In Europe, the image of the 58-year-old leader is a gossip columnist's fantasy of legendary wealth, fine racehorses and beautiful women, an image burnished by memories of his late father, Prince Aly Khan, a playboy and onetime husband of American actress Rita Hayworth. Few people in the West, however, know of the Aga Khan's work with development agencies in Asia and Africa that are widely admired for their small-scale, self-help approach.

When the Aga Khan flew in last month for a four-day visit to the Pamir, landing in Khorog, the sleepy capital of Gorno-Badakhshan in eastern Tajikistan, the town of 30,000 emptied as residents set off to walk to the spot where the imam would meet his people. Most spent the night in the open, huddled under blankets.

He arrived punctually the next morning, dressed in a gleaming white suit, and was whisked to the site in a silver Mercedes specially imported for the occasion. Donning his robe and a tall astrakhan hat, the imam walked through the expectant crowd on a pathway of elegant carpets.

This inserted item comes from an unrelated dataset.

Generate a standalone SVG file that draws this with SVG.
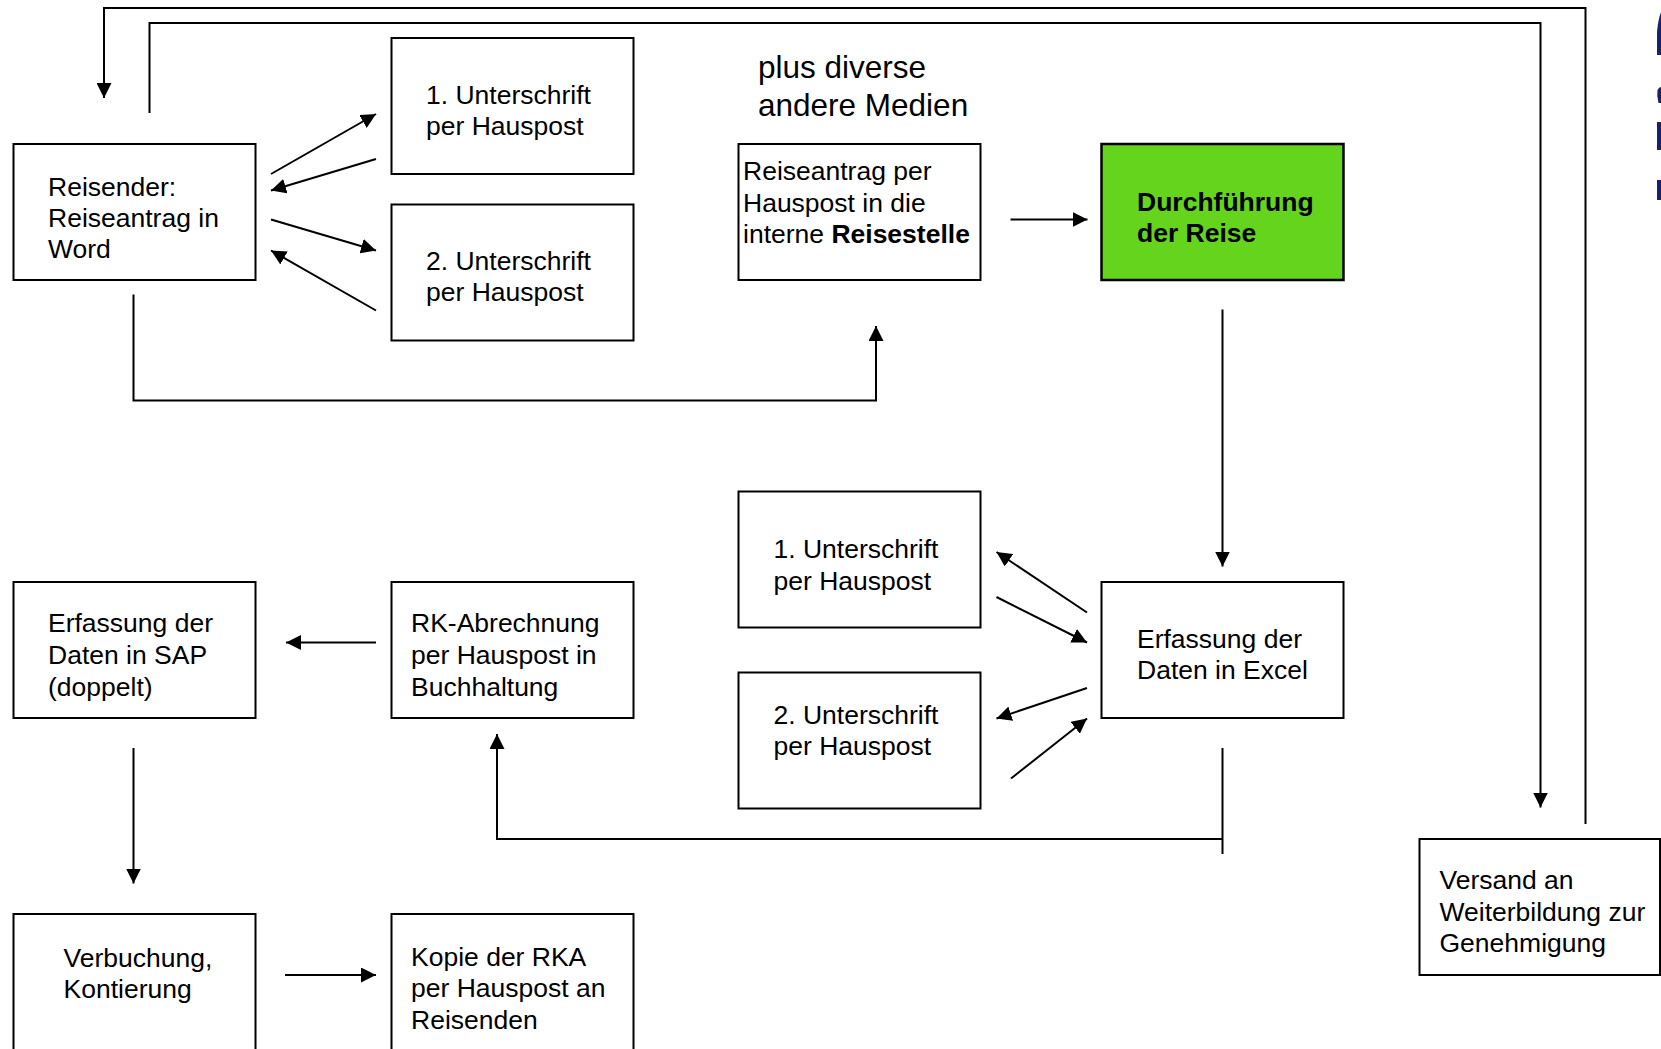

Addressing the throng, he urged them as Muslims to solve their political disputes peacefully. Tajikistan remains divided between the groups that fought each other in the post-Soviet civil war. Most Pamiris continue to oppose the Russian-backed government in the capital, Dushanbe, and clashes between opposition fighters and Russian-led border forces still occur in Gorno-Badakhshan.

The political tensions were emphasized by two Russian helicopter gunships that buzzed overhead during the Aga Khan's appearance. "Weapons should never be used again in our society," said the Ismaili leader. "They should be replaced by constitutional rights."

The present Aga Khan's grandfather moved from Bombay, India, to Europe, where he served as president of the League of Nations, hobnobbed with royalty and gained a reputation as a breeder of racehorses. Prince Karim, who succeeded his grandfather in 1957, runs his business and philanthropic empire from his home in Paris.

Raised in Kenya and Switzerland, he studied Islamic history at Harvard, but his passport is British, as are those of his mother and his recently divorced wife. He speaks English, French, Italian, Hindi-Urdu and some Arabic. He usually travels by private jet, and his entourage bristles with satellite fax machines and walkie-talkies.

The prince takes all this in his stride. In an interview, he said he feels no cultural clash in crossing from Paris to the Pamir.

"Not in the least," he says quietly. "I have read Nasir Khusrau," the Ismailis' medieval poet-philosopher, who lived in Badakhshan. "I was educated in the West, but I was educated as a Muslim."

He talks passionately about his work for the Pamiris. In remoter areas, he says, he found "people without enough food to eat, people without sufficient clothes for the winter--and winters here are dramatically cold."

This poverty, he emphasizes, is due to the collapse of the economic system. Asked the key to improving life in the Pamir, he replies, "First, peace. Second, peace. Third, peace. And after that, food self-sufficiency."